Bu duruma en ilginç örnek Ayasofya’dır. 1934 ‘de, o zamanın zayıf şartlarına göre, düşmanları susturabilmek adına müzeye çevrilmiş, ama milletimizin içine bir türlü sinmemiştir. Sürekli, sinede bir yara olup, içlerinde bir ukde olarak kalmıştır.
Gelen liderler, bu milletin yoğun talebi ve baskısı sonucunda Ayasofya’yı açmayı düşünmüşler veya teşebbüs etmişler, lakin hiç biri uygun zemin ve şart bulamamıştır.
Özellikle Milli Görüş geleneğinden gelenler, başta lider Merhum Erbakan olmak üzere, sürekli bu konuyu diri ve gündemde tutmuşlarıdır.
Elbetteki Müslümanlar, Sayın Erdoğan’dan da, Ayasofya’nın açılmasını çoğu kere istemişlerdir. Fakat, diğer liderlerde olduğu gibi zaman, konjonktür, şartlar, zemin uygun olmadığı için ya ertelenmiş, ya cesaret edilememiş, ya da uygun bir fırsat kollanmıştır.
Öyle ya, dünya bir sorun varken, ekonominiz belli iken, içte ve dışta bir sürü meşgale varken, Ayasofya konusunu gündeme getirmek akıllıca bir iş olmasa gerekti.
Nitekim bir buçuk yıl önce Erdoğan’dan böyle bir talepte bulunulduğunda, diğer camileri doldurun, ondan sonra sıra buraya gelsin.
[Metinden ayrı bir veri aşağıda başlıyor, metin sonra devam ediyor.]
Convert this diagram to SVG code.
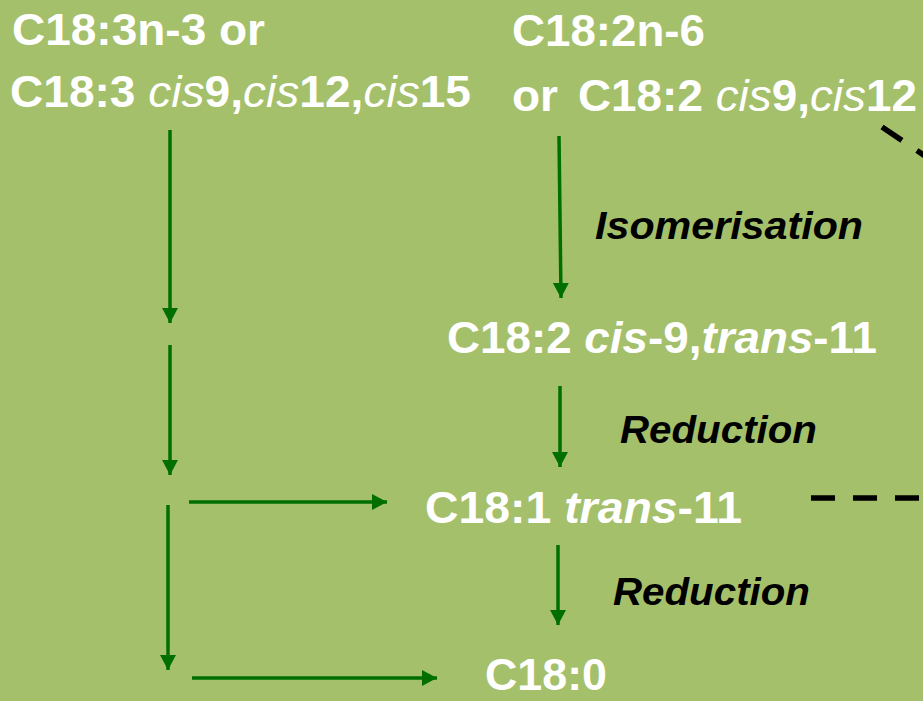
<svg xmlns="http://www.w3.org/2000/svg" width="923" height="701" viewBox="0 0 923 701">
<style>
.w{fill:#fff;font-family:"Liberation Sans",Arial,sans-serif;font-weight:bold;font-size:45px}
.it{font-style:italic}
.nb{font-weight:normal}
.k{fill:#000;font-family:"Liberation Sans",Arial,sans-serif;font-weight:bold;font-style:italic;font-size:39px}
.a{stroke:#006E00;stroke-width:3.5;fill:none;marker-end:url(#ah)}
.d{stroke:#000;stroke-width:5.5;fill:none;stroke-dasharray:24 18}
</style>
<defs>
<marker id="ah" markerUnits="userSpaceOnUse" markerWidth="17" markerHeight="17" refX="15" refY="8" orient="auto" viewBox="0 0 17 17">
<path d="M0,0 L15,8 L0,16 z" fill="#006E00"/>
</marker>
</defs>
<rect width="923" height="701" fill="#A5C06B"/>
<g id="n-c183">
<text class="w" x="12" y="45" textLength="253" lengthAdjust="spacingAndGlyphs">C18:3n-3 or</text>
<text class="w" x="10" y="107" textLength="461" lengthAdjust="spacingAndGlyphs">C18:3 <tspan class="it nb">cis</tspan>9,<tspan class="it nb">cis</tspan>12,<tspan class="it nb">cis</tspan>15</text>
</g>
<g id="n-c182">
<text class="w" x="512" y="46" textLength="193" lengthAdjust="spacingAndGlyphs">C18:2n-6</text>
<text class="w" x="512" y="111" textLength="46" lengthAdjust="spacingAndGlyphs">or</text>
<text class="w" x="578" y="111" textLength="339" lengthAdjust="spacingAndGlyphs">C18:2 <tspan class="it nb">cis</tspan>9,<tspan class="it nb">cis</tspan>12</text>
</g>
<g id="n-cla">
<text class="w" x="447" y="353" textLength="430" lengthAdjust="spacingAndGlyphs">C18:2 <tspan class="it">cis</tspan>-9,<tspan class="it">trans</tspan>-11</text>
</g>
<g id="n-va">
<text class="w" x="425" y="523" textLength="317" lengthAdjust="spacingAndGlyphs">C18:1 <tspan class="it">trans</tspan>-11</text>
</g>
<g id="n-c180">
<text class="w" x="485" y="690" textLength="122" lengthAdjust="spacingAndGlyphs">C18:0</text>
</g>
<g id="labels">
<text class="k" x="595" y="239" textLength="268" lengthAdjust="spacingAndGlyphs">Isomerisation</text>
<text class="k" x="620" y="443" textLength="197" lengthAdjust="spacingAndGlyphs">Reduction</text>
<text class="k" x="613" y="605" textLength="197" lengthAdjust="spacingAndGlyphs">Reduction</text>
</g>
<g id="connectors">
<line class="a" x1="170" y1="130" x2="170" y2="323"/>
<line class="a" x1="170" y1="345" x2="170" y2="475"/>
<line class="a" x1="168" y1="505" x2="168" y2="670"/>
<line class="a" x1="189" y1="502" x2="387" y2="502"/>
<line class="a" x1="192" y1="678" x2="437" y2="678"/>
<line class="a" x1="559" y1="136" x2="561" y2="298"/>
<line class="a" x1="560" y1="386" x2="560" y2="467"/>
<line class="a" x1="558" y1="545" x2="558" y2="625"/>
<line class="d" x1="882" y1="127" x2="940" y2="166"/>
<line class="d" x1="811" y1="498" x2="935" y2="498"/>
</g>
</svg>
Ülkenin bunca sorunu varken, bu kadar dünyayı karşımıza almak akıllıca değil, ben de bu işe girmem demişti.
Hem, hristiyan devletlerde iki binin üzerinde cami var, bunların sonucunun ne olacağını hiç düşünüyor musunuz? demişti.
Pek ala, ne oldu da bu gün bu aşamaya gelindi? Birincisi, 15 Temmuz halk mukavemeti, cesareti ve kahramanlığı bir işaret fişeği olmuştur. İkincisi, sayısız ekonomik saldırılar bertaraf edilmiş, ülke ayakta kalmayı başarmış. Üçüncüsü, Suriye’ye yapılan hamleler ve teröristlere karşı kazanılan zaferler, Rejimin hezimeti, Rusya ve ABD’nin çabalarının boşa çıkması, dolaylı olarak onlarla savaşmış olmamız ve kararlılığımız. Dördüncüsü, Kuzey Irak’ta, Suriye’de 40 km derinliğe kadar inip, aşılamaz denilen dağların aşılması, girilemez denilen mağaralara girilmesi ve terörün vurulması. Beşincisi, İran’a yapılan ABD ambargosu ve zayıf duruma düşürülmesi. Altıncısı, Doğu Akdeniz ve Libya’da dengeleri tersine çeviren hamleler. Yedincisi Kendi silahlarımızı yapmamız.
Tüm bunların yanında kararlı, cesaretli, imanlı bir lider ve ona bağlı halkın sağlam duruşu göz ardı edilemez.
Dünyayı Covit-19 belasının sarması, her devletin kendi başının derdine düşmüş olması, bu konuda hazırlıksız yakalanmış olmaları, ekonomik sıkıntıyı da beraberinde getirmiştir.
Böyle bir ortam tam da zamanı idi, şartlar oluşmuştu ve aşağı yukarı halkta da bir konsensüs sağlanmıştı. Ayasofya açılmalıydı artık ve açıldı.
Emeği geçen herkesten Allah razı olsun.
Ayasofya’nın açılması, sadece namaz kılınacak olması yönünden değil, bir direniş, kıyam, bağımsızlık, özgürlük, onur, şeref, emperyalizme meydan okuma açısından değerlendirilmelidir.Fatih Merhum’a karşı, bir vefa borunun ödenmesidir.
Hala ürkek, korkak sesleri duyuyoruz ne yazık ki. Korkaklar zafer abidesi dikemez.